As such, smart meters can help you save money every month if you are able to consume during off-peak periods (or conversely, end up costing you more).
All micro generation owners must have bi-directional meters installed. These meters measure the flow of electricity that is used by the buildings onto which they are installed, as well as the flow of power that is produced. In other words, they can measure electricity flow in two directions. There are two types of bi-directional meters: bi-directional cumulative meters and bi-directional interval meters. Both meters essentially work in the same way, but an interval meter makes readings at defined intervals (e.g. every 30 minutes), whereas a cumulative meter does not.
Who owns the electric meter?
Your utility owns the meter on your house. They are responsible for installing, maintaining, and reading your meter. Your meter is sealed and tampering with it is a prosecutable crime (not to mention highly dangerous). If you would like to have your meter moved or changed, you must contact your utility directly to see if this is possible.
How do I read my meter?
If you have an automated (smart) meter, your information is sent directly to your utility, so you don’t technically have to read your meter. That being said, it is a good idea to know how much power you are consuming, regardless of what type of meter you have.
How to read an electromechanical (analogue) meter
Electromechanical meters display electricity consumption on a series of dials. To read your meter, look at the numbers from left to right, reading the number when the dial is directly on the number, or rounding to the lowest number when it is between two numbers.
Reading a smart meter
Reading a Smart Meter is simpler, as the LCD screen will display the total kWh consumption as it changes.
How to read a bi-directional meter
A bi-directional meter has two displays: kWh received, and kWh delivered. The total kWh will be displayed for both directions. Electricity received will be accompanied with the code “01”, and electricity delivered with the code “46”. It may display 888 between readings, which is a segment test.
How do I know if my meter is accurate?
All meter types and models are tested extensively by your utility before they are deployed for widespread use in your community. Electro mechanic meters have a lifespan of about 30 years, and electronic (smart) meters have a lifespan of 15 to 20 years, but may need to be serviced from time to time before they are replaced. Your utility is also responsible for maintaining and servicing your electricity meter.

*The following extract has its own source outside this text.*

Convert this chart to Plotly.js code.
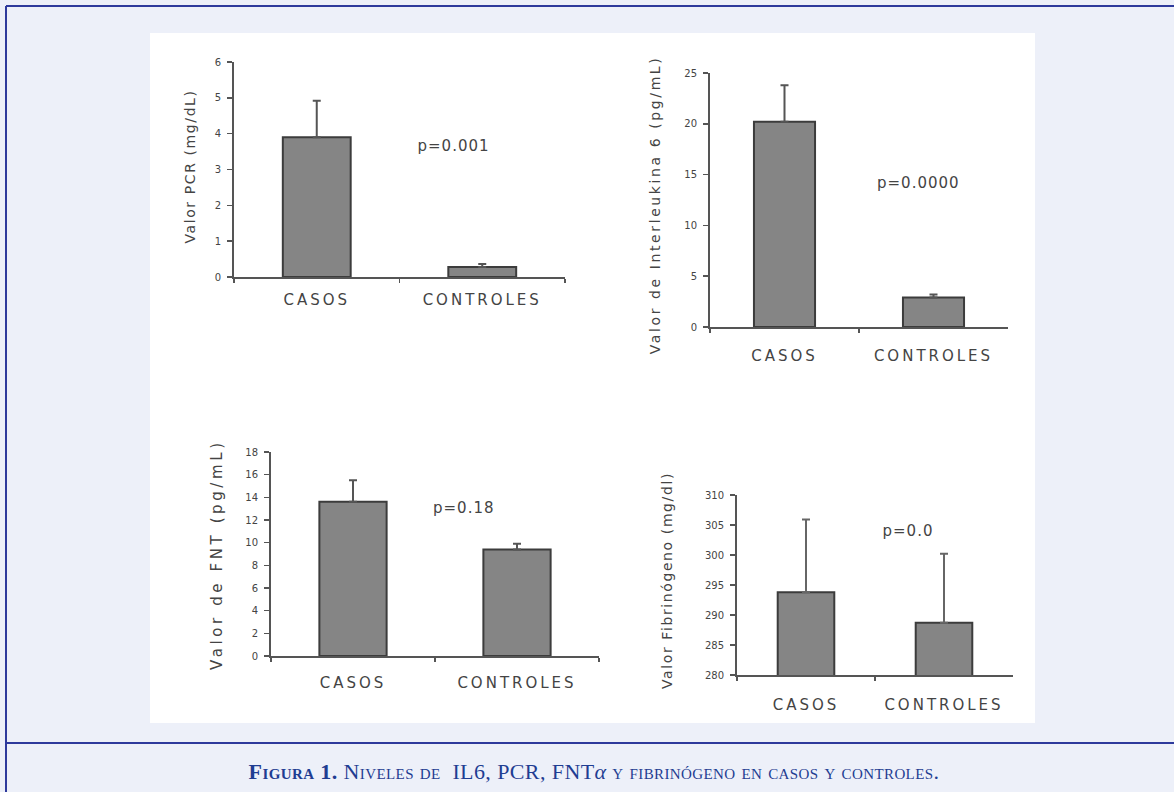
<!DOCTYPE html>
<html>
<head>
<meta charset="utf-8">
<script src="https://cdn.plot.ly/plotly-3.0.1.min.js"></script>
<style>html,body{margin:0;padding:0;background:#edf0f9;}#chart{width:1174px;height:792px;}</style>
</head>
<body>
<div id="chart"></div>
<script>
// ---- data ----
const categories = ["CASOS", "CONTROLES"];
const pcrMean = [3.9, 0.28];
const pcrErr = [1.02, 0.08];
const il6Mean = [20.2, 2.9];
const il6Err = [3.6, 0.3];
const fntMean = [13.6, 9.4];
const fntErr = [1.9, 0.5];
const fibMean = [293.8, 288.7];
const fibErr = [12.1, 11.5];
const yTitles = ["Valor PCR (mg/dL)", "Valor de Interleukina 6 (pg/mL)", "Valor de FNT (pg/mL)", "Valor Fibrinógeno (mg/dl)"];
const pLabels = ["p=0.001", "p=0.0000", "p=0.18", "p=0.0"];
const caption = "<b>Figura 1.</b> Niveles de  IL6, PCR, FNT<span style=\"font-variant:normal;font-style:italic\">α</span> y fibrinógeno en casos y controles.";

// ---- layout helpers ----
const W = 1174, H = 792;
const px = x => x / W;
const py = y => (H - y) / H;

const font = "DejaVu Sans, Arial, sans-serif";
const barStyle = {color: "#858585", line: {color: "#3c3c3c", width: 2}};

function barTrace(means, errs, xa, ya, errColor) {
  return {
    type: "bar", x: categories, y: means, width: 0.41,
    xaxis: xa, yaxis: ya,
    marker: barStyle,
    error_y: {type: "data", array: errs, arrayminus: [0, 0], symmetric: false,
              color: errColor || "#555", thickness: 2, width: 4},
    showlegend: false, hoverinfo: "skip"
  };
}

const data = [
  barTrace(pcrMean, pcrErr, "x", "y"),
  barTrace(il6Mean, il6Err, "x2", "y2"),
  barTrace(fntMean, fntErr, "x3", "y3"),
  barTrace(fibMean, fibErr, "x4", "y4", "#666")
];

function xax(x0, x1, anchor, standoff) {
  return {
    domain: [px(x0), px(x1)], anchor: anchor, type: "category",
    range: [-0.5, 1.5], tickson: "boundaries", ticks: "outside", ticklen: 4,
    tickcolor: "#555", tickwidth: 1.5,
    showline: true, linecolor: "#555", linewidth: 2, showgrid: false, zeroline: false,
    tickfont: {family: font, size: 15, color: "#444"}, ticklabelstandoff: standoff,
    fixedrange: true
  };
}
function yax(y0, y1, anchor, range, dtick) {
  return {
    domain: [py(y1), py(y0)], anchor: anchor, range: range, dtick: dtick,
    ticks: "outside", ticklen: 5, tickcolor: "#555", tickwidth: 1.5,
    showline: true, linecolor: "#555", linewidth: 2, showgrid: false, zeroline: false,
    tickfont: {family: font, size: 10, color: "#444"}, ticklabelstandoff: 4,
    fixedrange: true
  };
}

const lineCol = "#2e3a9c";
const shapes = [
  {type: "rect", xref: "paper", yref: "paper", x0: px(150), x1: px(1035), y0: py(723), y1: py(33),
   fillcolor: "#ffffff", line: {width: 0}, layer: "below"},
  {type: "line", xref: "paper", yref: "paper", x0: px(6), x1: px(1174), y0: py(6), y1: py(6), line: {color: lineCol, width: 2}},
  {type: "line", xref: "paper", yref: "paper", x0: px(6), x1: px(6), y0: py(6), y1: py(792), line: {color: lineCol, width: 2}},
  {type: "line", xref: "paper", yref: "paper", x0: px(6), x1: px(1174), y0: py(743), y1: py(743), line: {color: lineCol, width: 2}}
];

function ann(text, x, y, size, angle, extra) {
  return Object.assign({
    text: text, xref: "paper", yref: "paper", x: px(x), y: py(y),
    xanchor: "center", yanchor: "middle", showarrow: false, textangle: angle || 0,
    font: {family: font, size: size, color: "#444"}
  }, extra || {});
}

const annotations = [
  ann(yTitles[0], 190, 166, 14, -90),
  ann(yTitles[1], 655, 205, 14, -90),
  ann(yTitles[2], 217, 555, 15, -90),
  ann(yTitles[3], 667, 581, 14, -90),
  ann(pLabels[0], 453, 146, 15),
  ann(pLabels[1], 918, 183, 15),
  ann(pLabels[2], 464, 508, 15),
  ann(pLabels[3], 908, 531, 15),
  ann(caption, 594, 771, 22, 0, {font: {family: "Liberation Serif, Times New Roman, serif", size: 22, color: "#1f3d92", variant: "small-caps"}})
];
// letter spacing (px) for each annotation, to mimic the wide-set scanned type
const annSpacing = [1.6, 2.6, 3.6, 1.6, 1, 1, 1, 1, 0.4];

const layout = {
  width: W, height: H,
  margin: {l: 0, r: 0, t: 0, b: 0},
  paper_bgcolor: "#edf0f9", plot_bgcolor: "rgba(0,0,0,0)",
  xaxis: xax(234, 565, "y", 8),
  yaxis: yax(62, 277, "x", [0, 6], 1),
  xaxis2: xax(710, 1008, "y2", 14),
  yaxis2: yax(73, 327, "x2", [0, 25], 5),
  xaxis3: xax(271, 599, "y3", 12),
  yaxis3: yax(452, 656, "x3", [0, 18], 2),
  xaxis4: xax(737, 1013, "y4", 15),
  yaxis4: yax(495, 675, "x4", [280, 310], 5),
  shapes: shapes,
  annotations: annotations
};

Plotly.newPlot("chart", data, layout, {displayModeBar: false, staticPlot: true}).then(gd => {
  gd.querySelectorAll("g.xtick text, g.x2tick text, g.x3tick text, g.x4tick text")
    .forEach(t => { t.style.letterSpacing = "3px"; });
  gd.querySelectorAll("g.annotation").forEach(g => {
    const i = +g.getAttribute("data-index");
    const t = g.querySelector("text.annotation-text");
    if (t && annSpacing[i]) t.style.letterSpacing = annSpacing[i] + "px";
  });
});
</script>
</body>
</html>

Some have raised concerns about the safety of smart meters, and the effects the RF (low-energy) radiation they emit. The amount of radiation you could be exposed to from a smart meter is much less than what you could be exposed to from using a cell phone, for example. Studies have been done to determine whether radiation from smart meters could interfere with electronic medical devices, such as a pacemaker. It has not been proven that smart meters interfere with these types of devices.
Who to call if my meter doesn’t work?
Your utility owns your meter and is responsible for maintaining it. If you think your meter isn’t working, call your utility’s customer service number to find out more.
What happens to my meter when I move?
The electricity meter on your home will not move or change if you move. You should notify your electricity supplier in advance of an upcoming move. A representative from your electricity utility may need to come to your house for a final meter reading, or you may need to phone in the final meter reading yourself.
What happens to my meter if I switch energy supplies?
Your utility remains the same even when you switch suppliers, so nothing will happen to your meter if you decide to change energy suppliers. Your power supply should not be interrupted when you make the switch.